- Task
Work out how many lines in the listing below include the word "with". Give nothing but the number.

- Data shown
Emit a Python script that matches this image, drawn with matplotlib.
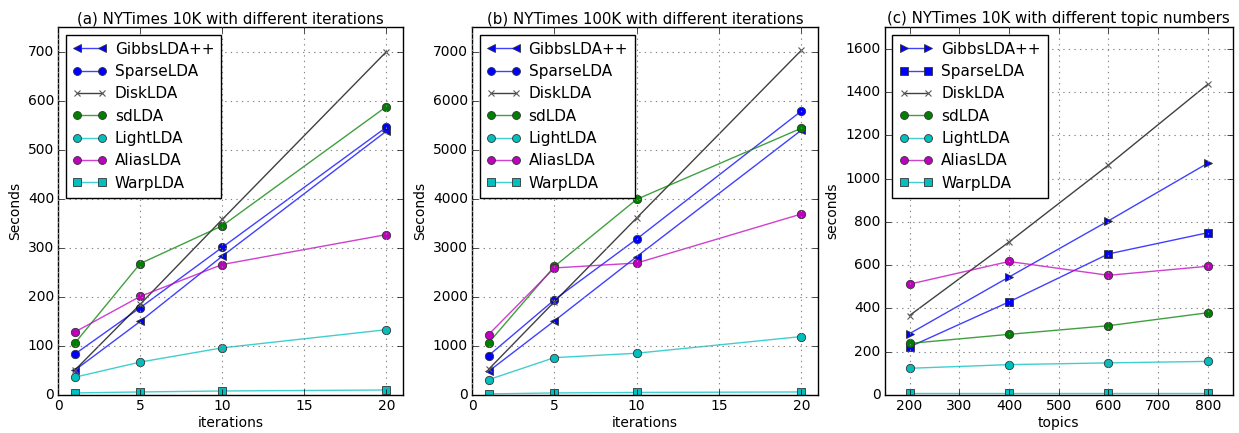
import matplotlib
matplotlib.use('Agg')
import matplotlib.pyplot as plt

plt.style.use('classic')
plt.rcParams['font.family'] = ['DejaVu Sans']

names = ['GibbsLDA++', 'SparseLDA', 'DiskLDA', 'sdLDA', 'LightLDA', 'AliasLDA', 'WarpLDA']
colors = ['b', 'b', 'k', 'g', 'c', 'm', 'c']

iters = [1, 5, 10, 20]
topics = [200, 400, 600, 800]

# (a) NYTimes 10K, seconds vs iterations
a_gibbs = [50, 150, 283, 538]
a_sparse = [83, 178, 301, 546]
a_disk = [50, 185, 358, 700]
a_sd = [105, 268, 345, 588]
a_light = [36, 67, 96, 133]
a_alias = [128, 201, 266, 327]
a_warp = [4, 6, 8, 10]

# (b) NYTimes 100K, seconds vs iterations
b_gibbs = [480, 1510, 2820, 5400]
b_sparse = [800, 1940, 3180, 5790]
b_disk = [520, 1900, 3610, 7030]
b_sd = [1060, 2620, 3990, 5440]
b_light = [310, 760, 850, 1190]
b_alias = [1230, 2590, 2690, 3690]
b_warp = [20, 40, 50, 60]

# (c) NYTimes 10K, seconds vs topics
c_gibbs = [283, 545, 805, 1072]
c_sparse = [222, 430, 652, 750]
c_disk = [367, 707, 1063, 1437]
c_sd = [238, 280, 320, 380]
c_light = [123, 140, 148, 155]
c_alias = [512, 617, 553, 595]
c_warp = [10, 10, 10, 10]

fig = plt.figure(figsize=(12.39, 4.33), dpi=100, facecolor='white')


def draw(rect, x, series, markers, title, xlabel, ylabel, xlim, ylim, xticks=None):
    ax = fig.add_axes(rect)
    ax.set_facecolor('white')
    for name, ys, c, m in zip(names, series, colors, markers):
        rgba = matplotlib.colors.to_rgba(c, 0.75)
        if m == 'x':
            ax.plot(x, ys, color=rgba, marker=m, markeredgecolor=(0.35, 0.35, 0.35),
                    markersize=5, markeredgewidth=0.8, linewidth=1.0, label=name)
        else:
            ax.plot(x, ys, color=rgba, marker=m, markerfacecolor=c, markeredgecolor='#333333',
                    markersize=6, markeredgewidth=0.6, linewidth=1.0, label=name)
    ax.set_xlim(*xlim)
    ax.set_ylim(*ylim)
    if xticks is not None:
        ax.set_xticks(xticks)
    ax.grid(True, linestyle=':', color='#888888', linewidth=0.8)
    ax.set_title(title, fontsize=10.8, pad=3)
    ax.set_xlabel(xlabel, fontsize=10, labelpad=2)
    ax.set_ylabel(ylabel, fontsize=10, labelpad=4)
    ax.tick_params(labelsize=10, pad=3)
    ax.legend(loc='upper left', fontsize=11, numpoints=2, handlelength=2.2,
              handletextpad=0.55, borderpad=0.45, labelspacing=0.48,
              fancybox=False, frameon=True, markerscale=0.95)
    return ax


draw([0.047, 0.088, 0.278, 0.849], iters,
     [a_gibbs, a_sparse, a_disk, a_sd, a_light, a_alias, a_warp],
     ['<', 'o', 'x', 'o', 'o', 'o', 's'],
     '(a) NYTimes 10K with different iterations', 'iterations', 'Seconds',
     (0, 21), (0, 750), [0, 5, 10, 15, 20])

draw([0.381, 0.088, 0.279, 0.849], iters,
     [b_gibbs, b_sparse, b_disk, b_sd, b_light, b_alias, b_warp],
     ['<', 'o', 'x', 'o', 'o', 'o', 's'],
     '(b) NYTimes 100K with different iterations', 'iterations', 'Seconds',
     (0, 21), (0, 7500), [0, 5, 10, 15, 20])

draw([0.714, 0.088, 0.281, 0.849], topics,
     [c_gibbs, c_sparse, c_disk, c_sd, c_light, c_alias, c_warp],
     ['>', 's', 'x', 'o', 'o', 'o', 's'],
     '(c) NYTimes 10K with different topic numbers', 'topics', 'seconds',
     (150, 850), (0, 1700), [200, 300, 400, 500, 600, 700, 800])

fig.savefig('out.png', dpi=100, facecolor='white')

- Worked solution
4